### Goal
Transcribe all of the material below word for word and leave out its pictures.

======== Dataset section ========

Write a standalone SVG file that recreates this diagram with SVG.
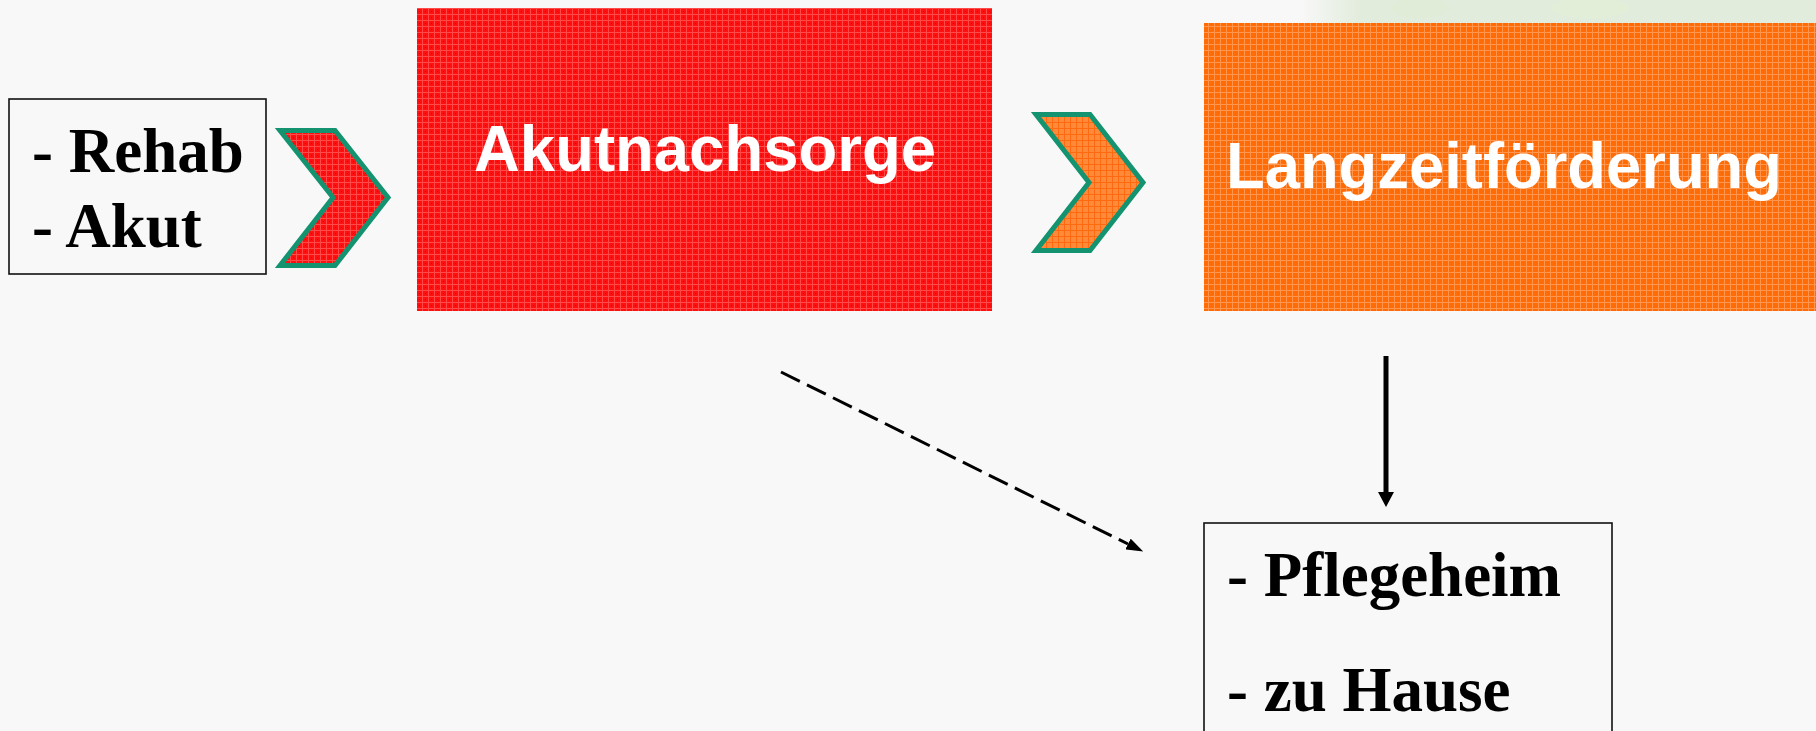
<svg xmlns="http://www.w3.org/2000/svg" width="1816" height="731" viewBox="0 0 1816 731">
<style>
.serif{font-family:"Liberation Serif","Times New Roman",serif;font-weight:bold;font-size:63px;fill:#000}
.sans{font-family:"Liberation Sans",Arial,sans-serif;font-weight:bold;font-size:64px;fill:#fff}
.box{fill:#f8f8f8;stroke:#111;stroke-width:1.6}
.chev{stroke:#13936f;stroke-width:5;stroke-linejoin:miter}
.conn{fill:none;stroke:#000}
</style>
<defs>
<pattern id="redTex" width="6" height="6" patternUnits="userSpaceOnUse">
<rect width="6" height="6" fill="#ff1010"/>
<rect x="0" y="2" width="6" height="1" fill="#ff4a4a"/>
<rect x="2" y="0" width="1" height="6" fill="#ff4a4a"/>
<rect x="5" y="5" width="1" height="1" fill="#e00000"/>
</pattern>
<pattern id="orangeTex" width="6" height="6" patternUnits="userSpaceOnUse">
<rect width="6" height="6" fill="#ff6c05"/>
<rect x="0" y="2" width="6" height="1" fill="#ff9650"/>
<rect x="2" y="0" width="1" height="6" fill="#ff9650"/>
</pattern>
<pattern id="orangeTex2" width="6" height="6" patternUnits="userSpaceOnUse">
<rect width="6" height="6" fill="#ff8a3a"/>
<rect x="0" y="2" width="6" height="1" fill="#ff6a10"/>
<rect x="2" y="0" width="1" height="6" fill="#ff6a10"/>
</pattern>
<linearGradient id="bandGrad" x1="1300" y1="0" x2="1360" y2="0" gradientUnits="userSpaceOnUse">
<stop offset="0" stop-color="#e2ecdc" stop-opacity="0"/>
<stop offset="1" stop-color="#e2ecdc" stop-opacity="1"/>
</linearGradient>
<marker id="arrowSmall" viewBox="0 0 17 12" refX="0" refY="6" markerWidth="17" markerHeight="12" markerUnits="userSpaceOnUse" orient="auto">
<path d="M0,0 L17,6 L0,12 z" fill="#000"/>
</marker>
<marker id="arrowBig" viewBox="0 0 15 16" refX="0" refY="8" markerWidth="15" markerHeight="16" markerUnits="userSpaceOnUse" orient="auto">
<path d="M0,0 L15,8 L0,16 z" fill="#000"/>
</marker>
</defs>
<rect width="1816" height="731" fill="#f8f8f8"/>
<rect x="1300" y="0" width="516" height="24" fill="url(#bandGrad)"/>
<ellipse cx="1420" cy="8" rx="30" ry="10" fill="#e0ecd4" opacity="0.7"/>
<ellipse cx="1590" cy="8" rx="40" ry="10" fill="#e4f0d6" opacity="0.7"/>

<g id="connectors">
<line class="conn" x1="781" y1="372" x2="1128" y2="544" stroke-width="3" stroke-dasharray="21 8" marker-end="url(#arrowSmall)"/>
<line class="conn" x1="1386" y1="356" x2="1386" y2="492" stroke-width="5" marker-end="url(#arrowBig)"/>
</g>

<g id="node-rehab">
<rect class="box" x="9" y="99" width="257" height="175"/>
<text class="serif" x="32" y="172">- Rehab</text>
<text class="serif" x="32" y="247">- Akut</text>
</g>

<g id="chevron-1">
<polygon class="chev" fill="url(#redTex)" points="280,130.5 335,130.5 388,197.5 335,265.5 280,265.5 333,197.5"/>
</g>

<g id="node-akutnachsorge">
<rect x="417" y="8" width="575" height="303" fill="url(#redTex)"/>
<text class="sans" x="705" y="171" text-anchor="middle" textLength="462" lengthAdjust="spacingAndGlyphs">Akutnachsorge</text>
</g>

<g id="chevron-2">
<polygon class="chev" fill="url(#orangeTex2)" points="1036,114.5 1090,114.5 1143,182.5 1090,250.5 1036,250.5 1089,182.5"/>
</g>

<g id="node-langzeit">
<rect x="1204" y="23" width="612" height="288" fill="url(#orangeTex)"/>
<text class="sans" x="1226" y="188" textLength="556" lengthAdjust="spacingAndGlyphs">Langzeitförderung</text>
</g>

<g id="node-pflege">
<rect class="box" x="1204" y="523" width="408" height="230"/>
<text class="serif" x="1227" y="596">- Pflegeheim</text>
<text class="serif" x="1227" y="711">- zu Hause</text>
</g>
</svg>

========

### Exercise answer
Write a standalone SVG file that recreates this diagram with SVG.
<svg xmlns="http://www.w3.org/2000/svg" width="1816" height="731" viewBox="0 0 1816 731">
<style>
.serif{font-family:"Liberation Serif","Times New Roman",serif;font-weight:bold;font-size:63px;fill:#000}
.sans{font-family:"Liberation Sans",Arial,sans-serif;font-weight:bold;font-size:64px;fill:#fff}
.box{fill:#f8f8f8;stroke:#111;stroke-width:1.6}
.chev{stroke:#13936f;stroke-width:5;stroke-linejoin:miter}
.conn{fill:none;stroke:#000}
</style>
<defs>
<pattern id="redTex" width="6" height="6" patternUnits="userSpaceOnUse">
<rect width="6" height="6" fill="#ff1010"/>
<rect x="0" y="2" width="6" height="1" fill="#ff4a4a"/>
<rect x="2" y="0" width="1" height="6" fill="#ff4a4a"/>
<rect x="5" y="5" width="1" height="1" fill="#e00000"/>
</pattern>
<pattern id="orangeTex" width="6" height="6" patternUnits="userSpaceOnUse">
<rect width="6" height="6" fill="#ff6c05"/>
<rect x="0" y="2" width="6" height="1" fill="#ff9650"/>
<rect x="2" y="0" width="1" height="6" fill="#ff9650"/>
</pattern>
<pattern id="orangeTex2" width="6" height="6" patternUnits="userSpaceOnUse">
<rect width="6" height="6" fill="#ff8a3a"/>
<rect x="0" y="2" width="6" height="1" fill="#ff6a10"/>
<rect x="2" y="0" width="1" height="6" fill="#ff6a10"/>
</pattern>
<linearGradient id="bandGrad" x1="1300" y1="0" x2="1360" y2="0" gradientUnits="userSpaceOnUse">
<stop offset="0" stop-color="#e2ecdc" stop-opacity="0"/>
<stop offset="1" stop-color="#e2ecdc" stop-opacity="1"/>
</linearGradient>
<marker id="arrowSmall" viewBox="0 0 17 12" refX="0" refY="6" markerWidth="17" markerHeight="12" markerUnits="userSpaceOnUse" orient="auto">
<path d="M0,0 L17,6 L0,12 z" fill="#000"/>
</marker>
<marker id="arrowBig" viewBox="0 0 15 16" refX="0" refY="8" markerWidth="15" markerHeight="16" markerUnits="userSpaceOnUse" orient="auto">
<path d="M0,0 L15,8 L0,16 z" fill="#000"/>
</marker>
</defs>
<rect width="1816" height="731" fill="#f8f8f8"/>
<rect x="1300" y="0" width="516" height="24" fill="url(#bandGrad)"/>
<ellipse cx="1420" cy="8" rx="30" ry="10" fill="#e0ecd4" opacity="0.7"/>
<ellipse cx="1590" cy="8" rx="40" ry="10" fill="#e4f0d6" opacity="0.7"/>

<g id="connectors">
<line class="conn" x1="781" y1="372" x2="1128" y2="544" stroke-width="3" stroke-dasharray="21 8" marker-end="url(#arrowSmall)"/>
<line class="conn" x1="1386" y1="356" x2="1386" y2="492" stroke-width="5" marker-end="url(#arrowBig)"/>
</g>

<g id="node-rehab">
<rect class="box" x="9" y="99" width="257" height="175"/>
<text class="serif" x="32" y="172">- Rehab</text>
<text class="serif" x="32" y="247">- Akut</text>
</g>

<g id="chevron-1">
<polygon class="chev" fill="url(#redTex)" points="280,130.5 335,130.5 388,197.5 335,265.5 280,265.5 333,197.5"/>
</g>

<g id="node-akutnachsorge">
<rect x="417" y="8" width="575" height="303" fill="url(#redTex)"/>
<text class="sans" x="705" y="171" text-anchor="middle" textLength="462" lengthAdjust="spacingAndGlyphs">Akutnachsorge</text>
</g>

<g id="chevron-2">
<polygon class="chev" fill="url(#orangeTex2)" points="1036,114.5 1090,114.5 1143,182.5 1090,250.5 1036,250.5 1089,182.5"/>
</g>

<g id="node-langzeit">
<rect x="1204" y="23" width="612" height="288" fill="url(#orangeTex)"/>
<text class="sans" x="1226" y="188" textLength="556" lengthAdjust="spacingAndGlyphs">Langzeitförderung</text>
</g>

<g id="node-pflege">
<rect class="box" x="1204" y="523" width="408" height="230"/>
<text class="serif" x="1227" y="596">- Pflegeheim</text>
<text class="serif" x="1227" y="711">- zu Hause</text>
</g>
</svg>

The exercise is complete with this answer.